Однажды я удостоился в некоем еженедельнике целой полосы похвал - речь
шла о моем романе "Европа". Через год у меня выходят "Заклинатели".
Желчный разнос на всю страницу той же "критикессы" в том же еженедельнике.
Ладно. Через пару недель, самое позднее через месяц, я встречаю эту даму
на обеде у мадам Симоны Галлимар. Она выглядит смущенной.
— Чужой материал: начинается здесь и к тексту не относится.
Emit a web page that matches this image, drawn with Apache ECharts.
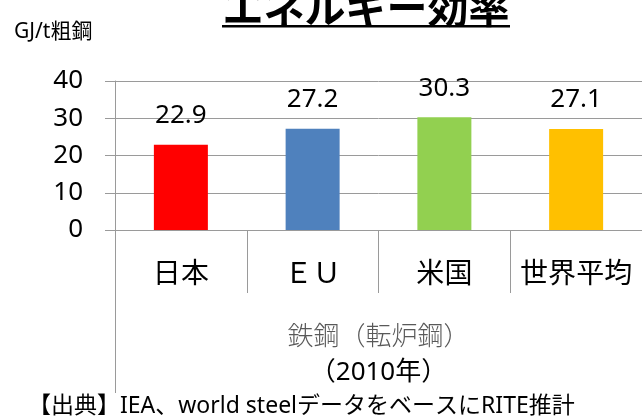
<!DOCTYPE html>
<html>
<head>
<meta charset="utf-8">
<script src="https://cdn.jsdelivr.net/npm/echarts@6/dist/echarts.min.js"></script>
<style>
html,body{margin:0;padding:0;background:#fff;}
#c{width:642px;height:417px;}
</style>
</head>
<body>
<div id="c"></div>
<script>
// ---- data ----
const categories = ['日本', 'ＥＵ', '米国', '世界平均'];
const values = [22.9, 27.2, 30.3, 27.1];
const yMin = 0, yMax = 40, yInterval = 10;
const titleText = 'エネルギー効率';
const unitText = 'GJ/t粗鋼';
const axisNameLine1 = '鉄鋼（転炉鋼）';
const axisNameLine2 = '（2010年）';
const sourceText = '【出典】IEA、world steelデータをベースにRITE推計';

// ---- styles ----
const palette = ['#FF0000', '#4F81BD', '#92D050', '#FFC000'];
const gridColor = '#9a9a9a';
const FONT = '"Noto Sans", "Noto Sans CJK JP", sans-serif';
const CJK = '"Noto Sans CJK JP", "Noto Sans", sans-serif';

const chart = echarts.init(document.getElementById('c'), null, {renderer: 'canvas'});
const gridLeft = 115, gridTop = 81, gridBottom = 187;

chart.setOption({
  animation: false,
  backgroundColor: '#fff',
  grid: {left: gridLeft, right: -5, top: gridTop, bottom: gridBottom, containLabel: false},
  xAxis: {
    type: 'category',
    data: categories,
    axisLine: {show: true, lineStyle: {color: gridColor, width: 1}},
    axisTick: {show: true, length: 63, lineStyle: {color: gridColor, width: 1}},
    axisLabel: {
      margin: 28, fontSize: 28, lineHeight: 28, color: '#000', fontFamily: CJK, interval: 0
    },
    name: '{a|' + axisNameLine1 + '}\n{b|' + axisNameLine2 + '}',
    nameLocation: 'middle',
    nameGap: 86,
    nameTextStyle: {
      rich: {
        a: {fontSize: 26, lineHeight: 38, color: '#595959', fontFamily: CJK, fontWeight: 300},
        b: {fontSize: 26, lineHeight: 38, color: '#000', fontFamily: FONT}
      }
    }
  },
  yAxis: {
    type: 'value',
    min: yMin, max: yMax, interval: yInterval,
    axisLine: {show: true, lineStyle: {color: gridColor, width: 1}},
    axisTick: {show: true, length: 10, inside: false, lineStyle: {color: gridColor, width: 1}},
    axisLabel: {margin: 32, fontSize: 26, color: '#000', fontFamily: FONT},
    splitLine: {show: true, lineStyle: {color: gridColor, width: 1}}
  },
  series: [{
    type: 'bar',
    data: values,
    barWidth: 54,
    itemStyle: {color: p => palette[p.dataIndex % palette.length]},
    label: {
      show: true, position: 'top', distance: 16,
      fontSize: 26, lineHeight: 26, color: '#000', fontFamily: FONT,
      formatter: p => p.value.toFixed(1)
    }
  }],
  graphic: [
    {
      type: 'text', x: 366, y: 7,
      style: {text: titleText, font: 'bold 41px "Noto Sans CJK JP", sans-serif', fill: '#000', align: 'center', verticalAlign: 'middle'}
    },
    {
      type: 'rect', shape: {x: 222, y: 25, width: 288, height: 2.5}, style: {fill: '#000'}
    },
    {
      type: 'text', x: 14, y: 32,
      style: {text: unitText, font: '21px "Noto Sans", "Noto Sans CJK JP", sans-serif', fill: '#000', verticalAlign: 'middle'}
    },
    {
      type: 'line', shape: {x1: gridLeft + 0.5, y1: 230, x2: gridLeft + 0.5, y2: 393},
      style: {stroke: gridColor, lineWidth: 1}
    },
    {
      type: 'text', x: 28, y: 406,
      style: {text: sourceText, font: '23px "Noto Sans", "Noto Sans CJK JP", sans-serif', fill: '#000', verticalAlign: 'middle'}
    }
  ]
});
</script>
</body>
</html>
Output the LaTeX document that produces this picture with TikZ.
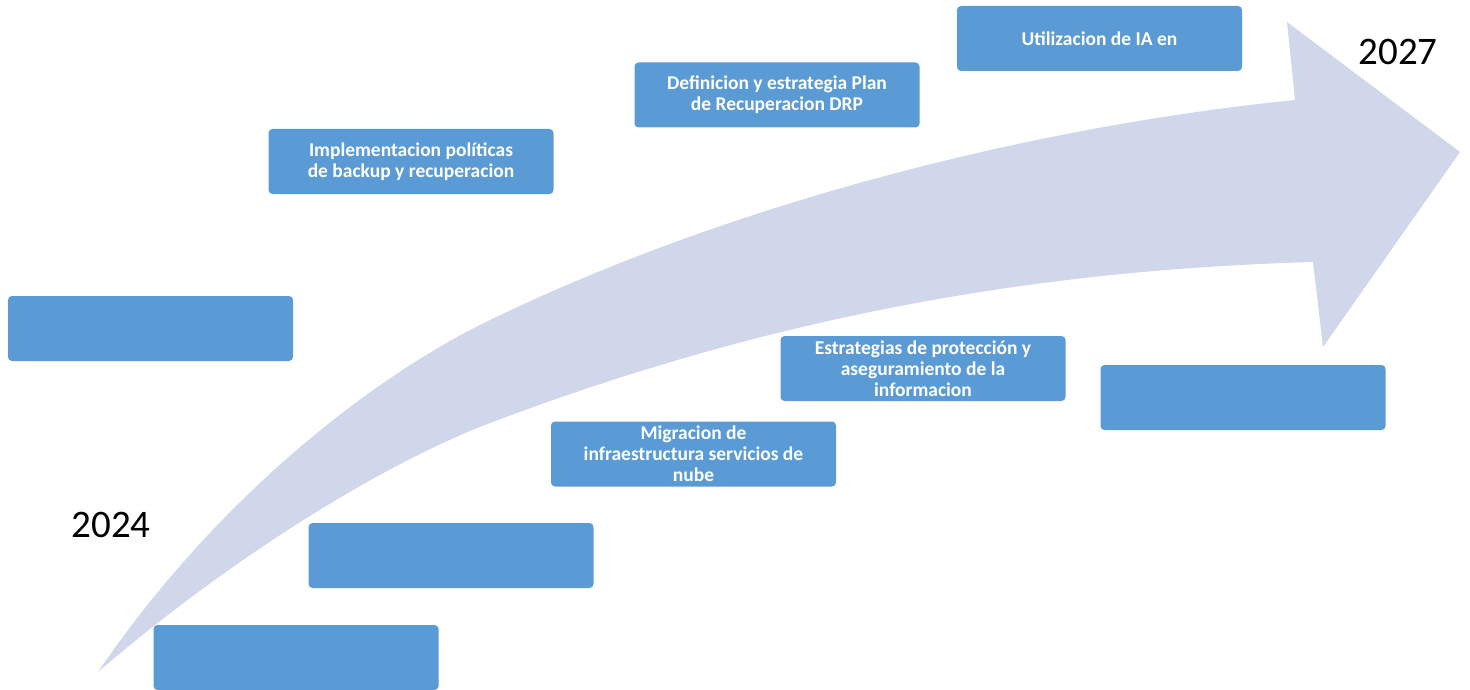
\documentclass[tikz,border=0pt]{standalone}
\usepackage{fontspec}
\setmainfont{Carlito}
\usepackage{tikz}
\definecolor{hitoazul}{HTML}{5B9BD5}
\definecolor{flechafondo}{HTML}{D0D7EB}

\begin{document}
\begin{tikzpicture}[x=1pt,y=-1pt,
		hito/.style={fill=hitoazul,rounded corners=4pt,minimum width=285pt,minimum height=65pt,inner sep=0pt,text=white,align=center,font=\fontsize{19.5}{20.8}\selectfont\bfseries},
		anio/.style={font=\fontsize{39}{40}\selectfont}]
			\useasboundingbox (0,0) rectangle (1470,690);
			% flecha curva de fondo
			\fill[flechafondo] (98,672) .. controls (208,510) and (360,383) .. (490,320)
			.. controls (740,199) and (1045,125) .. (1295,100)
			-- (1287,22) -- (1460,152) -- (1323,347) -- (1313,262)
			.. controls (1033,270) and (770,317) .. (490,423)
			.. controls (380,465) and (228,560) .. (98,672) -- cycle;
			\node[hito] (impl) at (411,161.5) {Implementacion políticas\\de backup y recuperacion};
			\node[hito] (drp) at (777,95) {Definicion y estrategia Plan\\de Recuperacion DRP};
			\node[hito] (ia) at (1099.5,38.5) {Utilizacion de IA en};
			\node[hito] (vacio1) at (150.5,328.5) {};
			\node[hito] (prot) at (923,368.5) {Estrategias de protección y\\aseguramiento de la\\informacion};
			\node[hito] (vacio2) at (1243,397.5) {};
			\node[hito] (migr) at (693.5,454) {Migracion de\\infraestructura servicios de\\nube};
			\node[hito] (vacio3) at (451,555.5) {};
			\node[hito] (vacio4) at (296,657.5) {};
			\node[anio] (inicio) at (111,525) {2024};
			\node[anio] (fin) at (1398,52) {2027};
		\end{tikzpicture}
\end{document}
- Вас, наверно, удивила моя суровость по отношению к "Заклинателям"?
- М-м...
- Я дала такой прекрасный отзыв о "Европе", а вы меня даже не
поблагодарили...
Красиво, не правда ли?
Вполне понятно, что после подобных случаев и еще множества других мне
стало противно печататься. Моей мечтой, которую я так и не смог никогда
осуществить по материальным причинам, было писать в свое удовольствие и
ничего никогда не публиковать при жизни.
Я был у себя в Симарроне, когда мне позвонила Джин Сиберг и сказала,
что "Голубчик" восторженно принят критикой и "Нувель Обсерватер" даже
указывает на Рэймона Кено или Арагона как на вероятных авторов, ибо "это
может принадлежать перу только большого писателя". Вскоре я узнал из
газет, что Эмиль Ажар - это не кто иной, как Хамиль-Раджа, ливанский
террорист. Что он подпольный хирург, делающий нелегальные аборты, молодой
уголовник, а то и сам Мишель Курно собственной персоной. Что книга - плод
"коллективного" творчества. Я говорил с одной женщиной, у которой была
любовная связь с Ажаром. По ее словам, он великолепен в постели. Надеюсь,
я не слишком ее разочаровал.
Мне пришлось обратиться к адвокату Жизель Алими, чтобы внести изменения
в договор Ажара с "Меркюр де Франс". Договор был составлен на пять
романов, и, хотя я подписал его вымышленным именем, он тем не менее
обязывал меня, как Ромена Гари, выполнять эти условия. Я выбрал мэтра
Жизель Алими, потому что ее адвокатская деятельность во время войны в
Алжире говорила в пользу невесть как возникшего, но очень меня
устраивавшего мифа о ливанском террористе Хамиль-Радже.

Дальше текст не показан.